Begitu pula Rasulullah Saw mengajak hijrah seluruh sahabatnya ke Madinah sebagai tempat tinggal, karena bagi Beliau Saw, stabilitas material adalah prasyarat berdirinya masyarakat luas ilmu dan penuh iman.
Dengan memiliki rumah sendiri, insyaAllah akan diberikan:
- Kemakmuran (تمكين) rejeki.
- Ketenangan (السكن) jiwa.
- Kemandirian (اليد العليا) ekonomi.
- Kemuliaan (العزة) sosial.
- Berkah turun temurun (البركة) bisa diwariskan.
Maka, tundukkanlah bumi dengan membelinya, memilikinya dan bangunlah rumah, lillah. Kata Allah Swt:
هُوَ الَّذِي جَعَلَ لَكُمُ الْأَرْضَ ذَلُولًا فَامْشُوا فِي مَنَاكِبِهَا وَكُلُوا مِن رِّزْقِهِ
Terjemah:
"Dialah yang menjadikan bumi untuk kamu dalam keadaan mudah dimanfaatkan. Maka, jelajahilah segala penjurunya dan makanlah sebagian dari rezeki-Nya". (QS. Al-Mulk: 15).
Jika belum memiliki rumah di tanah sendiri, maka, belum dianggap sebagai khalifah Allah Swt, yang menundukkan bumi, untuk mempermudah datangnya rejeki.
Meski tingal jauh dari ibu ataupun ayah, carilah calon lokasi tanah untuk rumahmu, agar tenang hidup bersama keluargamu.
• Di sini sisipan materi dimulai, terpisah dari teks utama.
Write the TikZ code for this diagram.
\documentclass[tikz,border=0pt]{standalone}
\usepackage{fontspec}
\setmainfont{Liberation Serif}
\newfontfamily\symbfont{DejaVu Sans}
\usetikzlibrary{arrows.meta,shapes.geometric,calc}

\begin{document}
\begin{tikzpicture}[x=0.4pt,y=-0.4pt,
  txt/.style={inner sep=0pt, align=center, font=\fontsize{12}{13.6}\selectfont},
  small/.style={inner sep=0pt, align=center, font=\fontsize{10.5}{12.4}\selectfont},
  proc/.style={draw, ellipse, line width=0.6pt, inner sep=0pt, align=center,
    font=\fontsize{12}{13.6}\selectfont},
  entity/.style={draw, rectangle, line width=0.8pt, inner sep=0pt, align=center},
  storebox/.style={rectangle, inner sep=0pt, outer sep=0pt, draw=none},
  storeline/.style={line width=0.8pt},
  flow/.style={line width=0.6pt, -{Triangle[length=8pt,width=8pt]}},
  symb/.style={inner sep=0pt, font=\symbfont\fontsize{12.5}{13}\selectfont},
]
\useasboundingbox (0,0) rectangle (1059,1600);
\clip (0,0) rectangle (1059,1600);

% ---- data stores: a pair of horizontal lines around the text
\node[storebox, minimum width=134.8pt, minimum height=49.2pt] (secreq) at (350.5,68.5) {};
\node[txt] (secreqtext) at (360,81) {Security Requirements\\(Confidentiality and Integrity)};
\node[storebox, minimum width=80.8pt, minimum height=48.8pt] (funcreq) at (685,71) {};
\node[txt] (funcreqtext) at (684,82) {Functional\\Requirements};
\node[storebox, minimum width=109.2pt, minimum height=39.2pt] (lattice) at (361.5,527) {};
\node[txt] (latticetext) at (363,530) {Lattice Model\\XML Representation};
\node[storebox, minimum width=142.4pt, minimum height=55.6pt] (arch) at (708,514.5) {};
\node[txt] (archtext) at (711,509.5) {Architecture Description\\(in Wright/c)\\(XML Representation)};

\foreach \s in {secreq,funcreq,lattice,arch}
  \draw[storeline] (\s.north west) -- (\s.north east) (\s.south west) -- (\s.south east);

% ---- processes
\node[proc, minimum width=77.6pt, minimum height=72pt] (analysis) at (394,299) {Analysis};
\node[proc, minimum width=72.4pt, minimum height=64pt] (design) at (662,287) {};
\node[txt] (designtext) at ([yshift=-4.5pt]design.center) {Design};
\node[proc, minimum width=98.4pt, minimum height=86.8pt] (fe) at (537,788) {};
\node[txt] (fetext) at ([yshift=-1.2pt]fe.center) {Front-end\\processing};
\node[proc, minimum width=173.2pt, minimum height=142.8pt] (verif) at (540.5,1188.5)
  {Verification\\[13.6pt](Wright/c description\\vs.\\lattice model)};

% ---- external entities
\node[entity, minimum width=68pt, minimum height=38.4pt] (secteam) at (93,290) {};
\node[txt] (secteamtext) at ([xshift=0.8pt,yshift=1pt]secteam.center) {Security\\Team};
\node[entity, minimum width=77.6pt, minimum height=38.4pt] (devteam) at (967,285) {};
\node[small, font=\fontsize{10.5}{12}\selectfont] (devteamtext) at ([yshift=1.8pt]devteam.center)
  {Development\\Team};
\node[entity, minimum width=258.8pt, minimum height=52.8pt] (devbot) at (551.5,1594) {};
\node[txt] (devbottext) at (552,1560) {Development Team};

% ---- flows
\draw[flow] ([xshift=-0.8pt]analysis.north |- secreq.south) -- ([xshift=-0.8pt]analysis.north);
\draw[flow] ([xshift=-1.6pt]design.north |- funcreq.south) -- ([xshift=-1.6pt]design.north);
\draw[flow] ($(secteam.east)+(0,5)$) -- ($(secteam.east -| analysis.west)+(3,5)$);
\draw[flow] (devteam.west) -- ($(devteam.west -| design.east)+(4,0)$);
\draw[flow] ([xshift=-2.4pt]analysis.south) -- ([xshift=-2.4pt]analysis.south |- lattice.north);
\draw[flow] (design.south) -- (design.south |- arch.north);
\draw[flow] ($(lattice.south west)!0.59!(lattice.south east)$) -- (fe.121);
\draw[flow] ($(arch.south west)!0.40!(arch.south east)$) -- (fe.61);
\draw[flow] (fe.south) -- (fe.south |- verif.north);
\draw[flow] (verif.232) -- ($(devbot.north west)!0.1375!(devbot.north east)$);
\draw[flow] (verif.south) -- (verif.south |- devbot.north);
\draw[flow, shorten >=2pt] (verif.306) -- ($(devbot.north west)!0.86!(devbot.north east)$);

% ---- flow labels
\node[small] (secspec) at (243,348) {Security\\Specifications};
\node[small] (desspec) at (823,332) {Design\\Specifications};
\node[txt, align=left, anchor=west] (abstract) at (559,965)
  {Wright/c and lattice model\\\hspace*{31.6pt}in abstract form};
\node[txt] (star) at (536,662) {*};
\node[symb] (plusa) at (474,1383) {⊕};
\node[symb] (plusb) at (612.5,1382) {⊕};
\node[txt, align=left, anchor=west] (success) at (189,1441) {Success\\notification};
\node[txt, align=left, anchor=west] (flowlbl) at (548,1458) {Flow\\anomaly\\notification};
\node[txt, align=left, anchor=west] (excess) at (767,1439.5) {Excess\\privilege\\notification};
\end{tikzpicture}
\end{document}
Tanah warisan belum tentu melahirkan ketenangan jika saudaramu atau tetanggamu yang mengetahui masa kecilmu, menjulitimu. [badriologi.com]
Keterangan:
Nadhom di atas adalah bagian dari kumpulan Nadhom Sururun Nasho'ih, yang suatu kali akan saya kumpulan jadi kitab nadhom bersyarah bahasa Indonesia.